Avevo già accennato in un articolo precedente a questo Nido vuoto di A.G.Bartlett, Sellerio 2007, che mi era servito come esempio di ibridazione del giallo attuale un po’ romanzo poliziesco e un po’ trattato sociologico, psicologico e filosofico. Oggi ce ne occuperemo più da vicino. Intanto vediamone il succo “Difficile immaginare Petra Delicado in un centro commerciale, “il solo luogo al mondo in cui tutto coesiste in insensata contiguità”. Lei, che sembra trovare ordine e serenità, che sembra ricavare energia dai brulicanti paesaggi delle vecchie strade, che sembra orientare il suo intuito solo nella commedia umana dei quartieri cittadini. Come un Maigret cresciuto nell’orgoglio femminista, che ha bisogno di fiutare le case, le botteghe, le atmosfere. E infatti in un centro commerciale, mentre insolitamente fa provviste e depreca i tempi, le capita l’inaudito:”

La mia Glock era sparita. Farsi rubare la pistola da una bambina, il colmo del ridicolo per un poliziotto”. Così, questo nuovo caso per lei e per il fido vice Garzon, inizia nella maniera più banale, sulle tracce di una minuscola ladra di pistole di non più di otto anni. Che rapidamente però la conduce in uno dei soliti inferni, covanti sottotraccia, in cui, procedendo tra qualche cadavere e passi falsi, si immerge la sua inchiesta di strada”.

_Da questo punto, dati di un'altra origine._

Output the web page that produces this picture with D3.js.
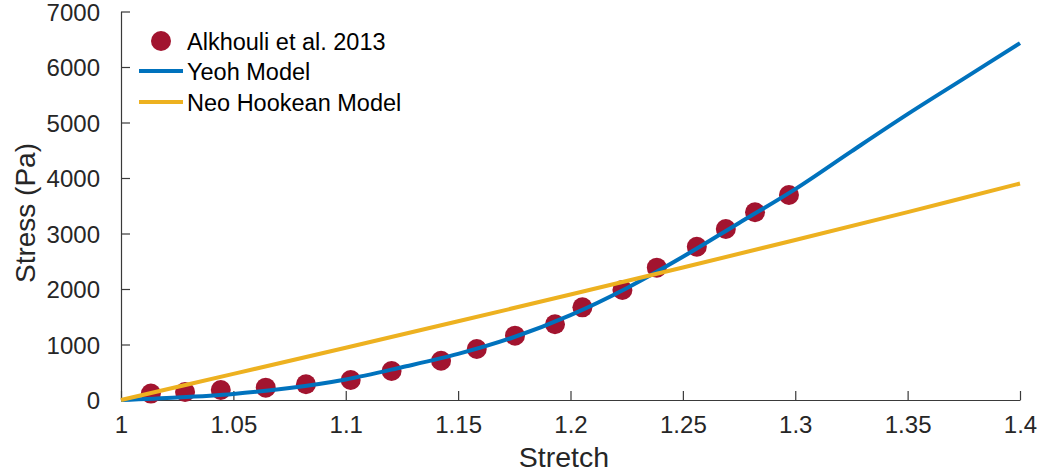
<!DOCTYPE html>
<html>
<head>
<meta charset="utf-8">
<script src="https://cdn.jsdelivr.net/npm/d3@7"></script>
<style>
  html, body { margin: 0; padding: 0; background: #fff; }
  svg { display: block; font-family: "Liberation Sans", Arial, Helvetica, sans-serif; }
</style>
</head>
<body>
<svg id="chart" width="1042" height="475"></svg>
<script>
// Experimental measurements (stretch, stress in Pa)
const expStretch = [1.0133, 1.0285, 1.0444, 1.0644, 1.0823, 1.1022, 1.1204, 1.1424, 1.1583,
                    1.1753, 1.1931, 1.2053, 1.2231, 1.2384, 1.2562, 1.2691, 1.2821, 1.2972];
const expStress  = [115, 145, 180, 222, 283, 360, 523, 708, 919,
                    1159, 1364, 1670, 1982, 2384, 2762, 3081, 3382, 3694];

// Yeoh model curve samples
const yeohStretch = [1.000, 1.025, 1.050, 1.075, 1.100, 1.125, 1.150, 1.175, 1.200,
                     1.225, 1.250, 1.275, 1.300, 1.325, 1.350, 1.375, 1.400];
const yeohStress  = [0, 45, 110, 215, 370, 590, 830, 1135, 1530,
                     2015, 2580, 3190, 3800, 4480, 5150, 5790, 6430];

// Neo-Hookean model curve samples
const neoStretch = [1.00, 1.05, 1.10, 1.15, 1.20, 1.25, 1.30, 1.35, 1.40];
const neoStress  = [0, 470, 942, 1418, 1900, 2387, 2883, 3386, 3900];

// Axis ticks
const xTicks = [1, 1.05, 1.1, 1.15, 1.2, 1.25, 1.3, 1.35, 1.4];
const yTicks = [0, 1000, 2000, 3000, 4000, 5000, 6000, 7000];

const seriesNames = ["Alkhouli et al. 2013", "Yeoh Model", "Neo Hookean Model"];
const colors = { exp: "#A2142F", yeoh: "#0072BD", neo: "#EDB120" };
const axisColor = "#3a3a3a";
const textColor = "#262626";

const svg = d3.select("#chart");
const plotLeft = 121, plotRight = 1020, plotTop = 11.5, plotBottom = 400;

const x = d3.scaleLinear().domain([1, 1.4]).range([plotLeft, plotRight]);
const y = d3.scaleLinear().domain([0, 7000]).range([plotBottom, plotTop]);

// X axis (ticks pointing inward)
const xAxis = svg.append("g")
  .attr("transform", `translate(0,${plotBottom})`)
  .call(d3.axisBottom(x).tickValues(xTicks).tickSizeInner(-9).tickSizeOuter(0)
        .tickFormat(d => d3.format("~g")(d)));
xAxis.attr("font-family", null);
xAxis.select(".domain").attr("stroke", axisColor).attr("stroke-width", 1.2);
xAxis.selectAll(".tick line").attr("stroke", axisColor).attr("stroke-width", 1.2);
xAxis.selectAll(".tick text")
  .attr("y", 33).attr("dy", 0)
  .attr("fill", textColor).style("font-size", "24px");

// Y axis (ticks pointing inward)
const yAxis = svg.append("g")
  .attr("transform", `translate(${plotLeft},0)`)
  .call(d3.axisLeft(y).tickValues(yTicks).tickSizeInner(-9).tickSizeOuter(0)
        .tickFormat(d3.format("d")));
yAxis.attr("font-family", null);
yAxis.select(".domain").attr("stroke", axisColor).attr("stroke-width", 1.2);
yAxis.selectAll(".tick line").attr("stroke", axisColor).attr("stroke-width", 1.2);
yAxis.selectAll(".tick text")
  .attr("x", -21).attr("dy", "0.36em")
  .attr("fill", textColor).style("font-size", "24px");

// Axis titles
svg.append("text")
  .attr("x", 564).attr("y", 467)
  .attr("text-anchor", "middle")
  .attr("fill", textColor).style("font-size", "28.5px")
  .text("Stretch");
svg.append("text")
  .attr("transform", "translate(35,213) rotate(-90)")
  .attr("text-anchor", "middle")
  .attr("fill", textColor).style("font-size", "28px")
  .text("Stress (Pa)");

// Experimental points
svg.append("g").selectAll("circle")
  .data(d3.zip(expStretch, expStress))
  .join("circle")
  .attr("cx", d => x(d[0]))
  .attr("cy", d => y(d[1]))
  .attr("r", 10)
  .attr("fill", colors.exp);

// Model curves
const line = d3.line().x(d => x(d[0])).y(d => y(d[1])).curve(d3.curveCatmullRom.alpha(0.5));

svg.append("path")
  .datum(d3.zip(yeohStretch, yeohStress))
  .attr("d", line)
  .attr("fill", "none")
  .attr("stroke", colors.yeoh)
  .attr("stroke-width", 4);

svg.append("path")
  .datum(d3.zip(neoStretch, neoStress))
  .attr("d", line)
  .attr("fill", "none")
  .attr("stroke", colors.neo)
  .attr("stroke-width", 4);

// Legend
const legend = svg.append("g");
const rowY = [41, 71, 102];
legend.append("circle").attr("cx", 161).attr("cy", rowY[0]).attr("r", 10).attr("fill", colors.exp);
legend.append("line").attr("x1", 139).attr("x2", 183).attr("y1", rowY[1]).attr("y2", rowY[1])
  .attr("stroke", colors.yeoh).attr("stroke-width", 4);
legend.append("line").attr("x1", 139).attr("x2", 183).attr("y1", rowY[2]).attr("y2", rowY[2])
  .attr("stroke", colors.neo).attr("stroke-width", 4);
legend.selectAll("text.lbl")
  .data(seriesNames)
  .join("text")
  .attr("class", "lbl")
  .attr("x", 187)
  .attr("y", (d, i) => rowY[i] + 8.5)
  .attr("fill", "#000")
  .style("font-size", "23.5px")
  .text(d => d);
</script>
</body>
</html>
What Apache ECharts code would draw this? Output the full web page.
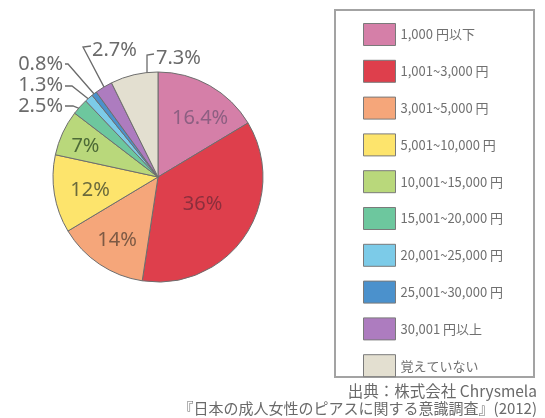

E che la porterà a scoprire casi di brutale sfruttamento infantile. Non è la prima volta che la scrittrice spagnola inserisce la vicenda gialla in una cornice di umanità più o meno degradata. Mi vengono a mente le lotte clandestine dei cani, il mondo sotterraneo delle sette, il fango della cosiddetta stampa rosa, quello dei senzatetto e dei quartieri alti. Il cinismo, la povertà,

la disperazione. Tutto scritto, come al solito, in prima persona essendo la voce narrante quella dell’ispettore Petra. E tutto ruotante intorno a questo colosso di personaggio. Che scatta, dubita, si irrigidisce, tentenna, piange, cade, si rialza, si dispera, si incavola di brutto. Sempre alle prese con il viceispettore Fermin Garzon, il Sancho Pancia (ormai detto e ridetto) della situazione. Con il quale si azzuffa e si scontra per ricomporsi e prepararsi ad un nuovo, inevitabile scontro. Sul matrimonio, sull’individuo, sul lavoro del poliziotto, sull’uomo in generale. Una rissa “filosofica” continua. Qualche volta anche stancante e tirata per i capelli. Solo che qui lo scontro più lungo e feroce è con se stessa. Con la sua solitudine, con la sua depressione, con la sua amarezza, con tutto ciò che le rode dentro. Una forma di ossessiva di analisi e autoanalisi che non finisce più, che non si ferma. E straripa da tutte le parti. Fino al momento cruciale in cui tutto si ricompone con quello stramaledetto matrimonio più volte deprecato e messo alla berlina. Sì, perché Petra Delicado e Fermin Garzon si sposano. No, non fra di loro! (sarebbe stato un bel colpo a sorpresa). Per la nostra bella ispettrice è addirittura la terza volta. In bocca al lupo!